A plunge that took oil past $27 a barrel sparked earlier selling that brought global equities near a bear market and fueled haven demand.
The Nasdaq Composite Index and the Standard & Poor’s 500 Index shaved losses of more than 3.5% as chip shares and those with the most short interest rallied. The afternoon surge wasn’t enough to push either into the green at the close, and both ended at the lowest levels in at least 15 months.
“Everybody has been perched on the edge of their chair waiting to see a capitulation day, in which you get a really steep flush in equities,” said Mark Luschini, chief investment strategist in Philadelphia at Janney, which oversees about $68 billion. “That’s usually indicative of a point where a market may stage a reversal, and we had that today.”

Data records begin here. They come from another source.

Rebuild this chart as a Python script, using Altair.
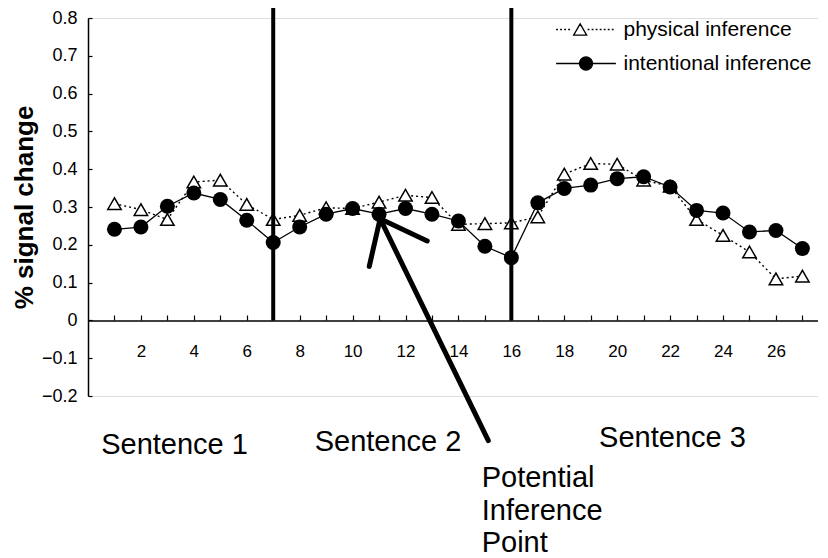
import altair as alt
import pandas as pd
import math

FONT = "Liberation Sans"

# ---------------- data ----------------
positions = list(range(1, 28))
physical = [0.309, 0.293, 0.267, 0.366, 0.371, 0.307, 0.267, 0.278, 0.298, 0.296,
            0.313, 0.331, 0.325, 0.254, 0.256, 0.258, 0.274, 0.387, 0.415, 0.413,
            0.371, 0.355, 0.267, 0.225, 0.181, 0.110, 0.117]
intentional = [0.241, 0.247, 0.302, 0.337, 0.320, 0.265, 0.206, 0.247, 0.281, 0.296,
               0.281, 0.296, 0.281, 0.263, 0.196, 0.166, 0.311, 0.349, 0.358, 0.375,
               0.380, 0.353, 0.291, 0.284, 0.234, 0.238, 0.190]
series_names = ["physical inference", "intentional inference"]

sentence_boundaries = [7, 16]
x_label_values = list(range(2, 27, 2))
x_tick_values = list(range(1, 28))
y_values = [-0.2, -0.1, 0, 0.1, 0.2, 0.3, 0.4, 0.5, 0.6, 0.7, 0.8]

# annotations (data space)
sentence_labels = ["Sentence 1", "Sentence 2", "Sentence 3"]
sentence_x = [3.27, 11.34, 22.09]
sentence_y = [-0.353, -0.346, -0.336]
note_lines = ["Potential", "Inference", "Point"]
note_x = [14.88, 14.88, 14.88]
note_y = [-0.440, -0.527, -0.614]
arrow_x = [15.13, 11.04, 11.04]
arrow_y = [-0.318, 0.269, 0.269]
arrow_x2 = [11.04, 10.63, 12.82]
arrow_y2 = [0.269, 0.143, 0.210]

# ---------------- tables ----------------
df_p = pd.DataFrame({"position": positions, "value": physical, "series": series_names[0]})
df_i = pd.DataFrame({"position": positions, "value": intentional, "series": series_names[1]})
df_all = pd.concat([df_p, df_i], ignore_index=True)
df_bound = pd.DataFrame({"boundary": sentence_boundaries, "base": [0] * len(sentence_boundaries)})
df_sent = pd.DataFrame({"label": sentence_labels, "x": sentence_x, "y": sentence_y})
df_note = pd.DataFrame({"label": note_lines, "x": note_x, "y": note_y})
df_arrow = pd.DataFrame({"x": arrow_x, "y": arrow_y, "x2": arrow_x2, "y2": arrow_y2})

W, H = 730, 378
xs = alt.Scale(domain=[0, 27.59], nice=False, zero=False)
ys = alt.Scale(domain=[-0.2, 0.8], nice=False, zero=False)

bottom_axis = alt.Axis(orient="bottom", offset=-75.5, values=x_label_values, ticks=False,
                       tickSize=0, domain=True, domainColor="black", domainWidth=1.5,
                       labelPadding=23, labelFontSize=17, labelFont=FONT, labelColor="black",
                       labelOverlap=False, labelFlush=False, grid=False, title=None)
top_axis = alt.Axis(orient="top", offset=-302, values=x_tick_values, ticks=True, tickSize=5,
                    tickColor="black", tickWidth=1.2, labels=False, domain=False, grid=False,
                    title=None)
left_axis = alt.Axis(orient="left", values=y_values, ticks=False, tickSize=0, labelPadding=11,
                     labelExpr="datum.value == 0 ? '0' : format(datum.value, '.1f')",
                     labelFontSize=18, labelFont=FONT, labelColor="black", domain=True,
                     domainColor="black", domainWidth=1.5, grid=False,
                     title="% signal change", titleFontSize=26, titleFont=FONT,
                     titleFontWeight="bold", titleColor="black", titlePadding=4)
right_axis = alt.Axis(orient="right", offset=-W, values=y_values, ticks=True, tickSize=4,
                      tickColor="black", tickWidth=1.2, labels=False, domain=False,
                      grid=False, title=None)

# legend symbols as custom paths (unit = sqrt(size)/2 px)
def dotted(a, b, seg=0.28, period=0.62):
    parts = []
    t = a
    while t + seg <= b + 1e-9:
        parts.append(f"M{t:.2f},0H{t + seg:.2f}")
        t += period
    return "".join(parts)

cx = -0.9
path_phys = (dotted(-4.6, cx - 1.15) + dotted(cx + 1.15, 4.6) +
             f"M{cx:.2f},-0.87L{cx + 1:.2f},0.87L{cx - 1:.2f},0.87Z")
circ = "".join(("M" if k == 0 else "L") +
               f"{math.cos(2 * math.pi * k / 28):.3f},{math.sin(2 * math.pi * k / 28):.3f}"
               for k in range(28)) + "Z"
path_int = "M-4.6,0H4.6" + circ

legend = alt.Legend(title=None, orient="none", legendX=487.5, legendY=1, symbolSize=169,
                    symbolStrokeColor="black", symbolStrokeWidth=1.3, symbolOpacity=1,
                    labelFontSize=21, labelFont=FONT, labelColor="black", labelOffset=27,
                    labelLimit=0, rowPadding=12, padding=0)

X = lambda **kw: alt.X("position:Q", scale=xs, **kw)
Y = lambda **kw: alt.Y("value:Q", scale=ys, **kw)

phys_line = alt.Chart(df_p).mark_line(color="black", strokeWidth=1.4, strokeDash=[2, 3]).encode(
    x=X(axis=bottom_axis), y=Y(axis=left_axis))
phys_pts = alt.Chart(df_p).mark_point(shape="triangle-up", size=180, filled=False, fill="white",
                                      stroke="black", strokeWidth=1.5, opacity=1).encode(
    x=X(axis=None), y=Y(axis=None))
int_line = alt.Chart(df_i).mark_line(color="black", strokeWidth=1.3).encode(
    x=X(axis=None), y=Y(axis=None))
int_pts = alt.Chart(df_i).mark_point(shape="circle", size=225, filled=True, color="black",
                                     opacity=1).encode(x=X(axis=None), y=Y(axis=None))

bounds = alt.Chart(df_bound).mark_rule(color="black", strokeWidth=4).encode(
    x=alt.X("boundary:Q", scale=xs, axis=top_axis),
    y=alt.Y("base:Q", scale=ys, axis=right_axis),
    y2=alt.value(-12))

arrow = alt.Chart(df_arrow).mark_rule(color="black", strokeWidth=5, strokeCap="round").encode(
    x=alt.X("x:Q", scale=xs, axis=None), y=alt.Y("y:Q", scale=ys, axis=None),
    x2="x2:Q", y2="y2:Q")

sent = alt.Chart(df_sent).mark_text(font=FONT, fontSize=29, color="black", align="center",
                                    baseline="alphabetic").encode(
    x=alt.X("x:Q", scale=xs, axis=None), y=alt.Y("y:Q", scale=ys, axis=None), text="label:N")
note = alt.Chart(df_note).mark_text(font=FONT, fontSize=29, color="black", align="left",
                                    baseline="alphabetic").encode(
    x=alt.X("x:Q", scale=xs, axis=None), y=alt.Y("y:Q", scale=ys, axis=None), text="label:N")

legend_layer = alt.Chart(df_all).mark_point(opacity=0).encode(
    x=X(axis=None), y=Y(axis=None),
    shape=alt.Shape("series:N", scale=alt.Scale(domain=series_names, range=[path_phys, path_int]),
                    legend=legend),
    fill=alt.Fill("series:N", scale=alt.Scale(domain=series_names, range=["white", "black"]),
                  legend=legend),
    stroke=alt.Stroke("series:N", scale=alt.Scale(domain=series_names, range=["black", "black"]),
                      legend=legend))

chart = alt.layer(phys_line, phys_pts, int_line, int_pts, bounds, arrow, sent, note,
                  legend_layer).resolve_axis(x="independent", y="independent").properties(
    width=W, height=H,
    autosize=alt.AutoSizeParams(type="none"),
    padding={"left": 80, "top": 10, "right": 0, "bottom": 162},
).configure_view(stroke=None).configure(background="white")

chart.save("out.html", embed_options={"renderer": "svg", "actions": False})
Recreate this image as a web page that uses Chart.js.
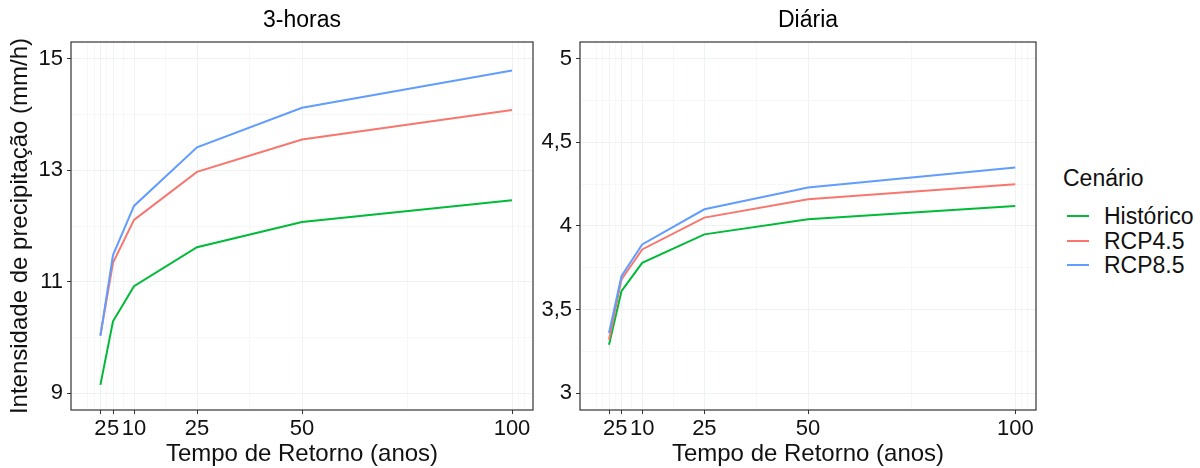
<!DOCTYPE html>
<html>
<head>
<meta charset="utf-8">
<script src="https://cdn.jsdelivr.net/npm/chart.js@4.4.1/dist/chart.umd.min.js"></script>
<style>
  body { margin: 0; background: #fff; font-family: "Liberation Sans", Arial, sans-serif; }
  #wrap { position: relative; width: 1200px; height: 468px; overflow: hidden; }
  #wrap canvas { position: absolute; top: 0; }
  #c3h { left: 0; }
  #cday { left: 510px; }
  #legend { position: absolute; left: 0; top: 0; color: #111; }
  .lg-title { position: absolute; left: 1063px; top: 164px; font-size: 23px; line-height: 28px; white-space: nowrap; }
  .lg-key { position: absolute; left: 1067px; width: 22px; height: 2px; }
  .lg-text { position: absolute; left: 1104px; font-size: 23px; line-height: 28px; white-space: nowrap; }
</style>
</head>
<body>
<div id="wrap">
  <canvas id="c3h" width="540" height="468"></canvas>
  <canvas id="cday" width="540" height="468"></canvas>
  <div id="legend"></div>
</div>
<script>
// return periods (years)
const returnPeriods = [2, 5, 10, 25, 50, 100];

const seriesNames = ['Histórico', 'RCP4.5', 'RCP8.5'];
const seriesColors = ['#00BA38', '#F8766D', '#619CFF'];

// 3-hour intensities (mm/h)
const hist3h = [9.15, 10.29, 10.92, 11.62, 12.07, 12.46];
const rcp45_3h = [10.04, 11.34, 12.11, 12.97, 13.55, 14.08];
const rcp85_3h = [10.03, 11.48, 12.36, 13.41, 14.12, 14.79];

// daily intensities (mm/h)
const histDay = [3.29, 3.61, 3.78, 3.95, 4.04, 4.12];
const rcp45Day = [3.32, 3.68, 3.86, 4.05, 4.16, 4.25];
const rcp85Day = [3.36, 3.70, 3.89, 4.10, 4.23, 4.35];

// axis breaks
const xMajor = [2, 5, 10, 25, 50, 100];
const xMinor = [-1, 0.5, 3.5, 7.5, 17.5, 37.5, 75, 101.5, 103];
const yMajor3h = [9, 11, 13, 15];
const yMinor3h = [10, 12, 14];
const yMajorDay = [3, 3.5, 4, 4.5, 5];
const yMinorDay = [3.25, 3.75, 4.25, 4.75];

const FONT = '"Liberation Sans", Arial, sans-serif';
const TEXT = '#111111';
const AXIS = '#333333';
const GRID_MAJOR = '#eef2f1';
const GRID_MINOR = '#f6f8f8';

const fmt = v => String(v).replace('.', ',');
const sorted = arr => arr.slice().sort((a, b) => a - b);

function panelPlugin(title) {
  return {
    id: 'panelFrame',
    afterDraw(chart) {
      const { ctx, chartArea: a } = chart;
      ctx.save();
      ctx.strokeStyle = AXIS;
      ctx.lineWidth = 1.2;
      ctx.strokeRect(a.left, a.top, a.right - a.left, a.bottom - a.top);
      ctx.font = '23px ' + FONT;
      ctx.fillStyle = '#000';
      ctx.textAlign = 'center';
      ctx.textBaseline = 'middle';
      ctx.fillText(title, (a.left + a.right) / 2, 21);
      ctx.restore();
    }
  };
}

function buildPanel(id, title, series, yMin, yMax, yMajor, yMinor, yWidth, padRight, yTitle) {
  const xTicks = sorted(xMajor.concat(xMinor));
  const yTicks = sorted(yMajor.concat(yMinor));
  const isMaj = (list, c) => c.tick && list.includes(c.tick.value);

  new Chart(document.getElementById(id), {
    type: 'line',
    data: {
      datasets: series.map((vals, i) => ({
        label: seriesNames[i],
        data: returnPeriods.map((x, j) => ({ x: x, y: vals[j] })),
        borderColor: seriesColors[i],
        borderWidth: 2,
        pointRadius: 0,
        tension: 0,
        fill: false,
        order: series.length - 1 - i
      }))
    },
    options: {
      responsive: false,
      animation: false,
      events: [],
      layout: { padding: { left: 0, right: padRight, top: 42, bottom: 0 } },
      plugins: {
        legend: { display: false },
        tooltip: { enabled: false },
        title: { display: false }
      },
      scales: {
        x: {
          type: 'linear',
          min: -5,
          max: 105,
          afterBuildTicks: s => { s.ticks = xTicks.map(v => ({ value: v })); },
          afterFit: s => { s.height = 58; },
          border: { display: false },
          grid: {
            color: c => isMaj(xMajor, c) ? GRID_MAJOR : GRID_MINOR,
            tickColor: c => isMaj(xMajor, c) ? AXIS : 'rgba(0,0,0,0)',
            tickLength: 4,
            lineWidth: 1,
            tickWidth: 1
          },
          ticks: {
            autoSkip: false,
            maxRotation: 0,
            minRotation: 0,
            padding: 2,
            color: TEXT,
            font: { family: FONT, size: 22 },
            callback: v => xMajor.includes(v) ? String(v) : ''
          },
          title: {
            display: true,
            text: 'Tempo de Retorno (anos)',
            color: TEXT,
            font: { family: FONT, size: 24, lineHeight: 1.1 },
            padding: { top: 0, bottom: 0 }
          }
        },
        y: {
          type: 'linear',
          min: yMin,
          max: yMax,
          afterBuildTicks: s => { s.ticks = yTicks.map(v => ({ value: v })); },
          afterFit: s => { s.width = yWidth; },
          border: { display: false },
          grid: {
            color: c => isMaj(yMajor, c) ? GRID_MAJOR : GRID_MINOR,
            tickColor: c => isMaj(yMajor, c) ? AXIS : 'rgba(0,0,0,0)',
            tickLength: 4,
            lineWidth: 1,
            tickWidth: 1
          },
          ticks: {
            autoSkip: false,
            padding: 4,
            color: TEXT,
            font: { family: FONT, size: 22 },
            callback: v => yMajor.includes(v) ? fmt(v) : ''
          },
          title: {
            display: !!yTitle,
            text: yTitle || '',
            color: TEXT,
            font: { family: FONT, size: 24 },
            padding: { top: 6, bottom: 0 }
          }
        }
      }
    },
    plugins: [panelPlugin(title)]
  });
}

buildPanel('c3h', '3-horas', [hist3h, rcp45_3h, rcp85_3h], 8.7, 15.3,
  yMajor3h, yMinor3h, 71, 7, 'Intensidade de precipitação (mm/h)');
buildPanel('cday', 'Diária', [histDay, rcp45Day, rcp85Day], 2.9, 5.1,
  yMajorDay, yMinorDay, 70, 14, null);

// legend
const legend = document.getElementById('legend');
const lgTitle = document.createElement('div');
lgTitle.className = 'lg-title';
lgTitle.textContent = 'Cenário';
legend.appendChild(lgTitle);
seriesNames.forEach((name, i) => {
  const cy = 216 + i * 24.5;
  const key = document.createElement('div');
  key.className = 'lg-key';
  key.style.top = (cy - 1) + 'px';
  key.style.background = seriesColors[i];
  legend.appendChild(key);
  const txt = document.createElement('div');
  txt.className = 'lg-text';
  txt.style.top = (cy - 14) + 'px';
  txt.textContent = name;
  legend.appendChild(txt);
});
</script>
</body>
</html>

MSCI Inc.’s gauge of global equities fell to 19% below its May record, clawing back from the precipice of a bear market. Emerging shares remained 3% lower, while Russia’s ruble and Mexico’s peso fell to records. Yields on 10-year Treasuries dropped below 2% and the yen jumped to a one-year high.
“There are a lot of things behind” the selloff, Stephen Schwarzman, CEO of Blackstone Group, said in an interview Jan. 20 with Bloomberg Television’s Erik Schatzker from Davos, Switzerland. “You have economic things such as the slowing of the U.S. economy, which has been pretty gradual. You’ve got energy going down so quickly that you can almost get windburn. You’ve got China as an issue, which is is probably overdone. So when you put those factors together you have an unattractive brew along with the concern the Federal Reserve will raise rates and slow the economy further.”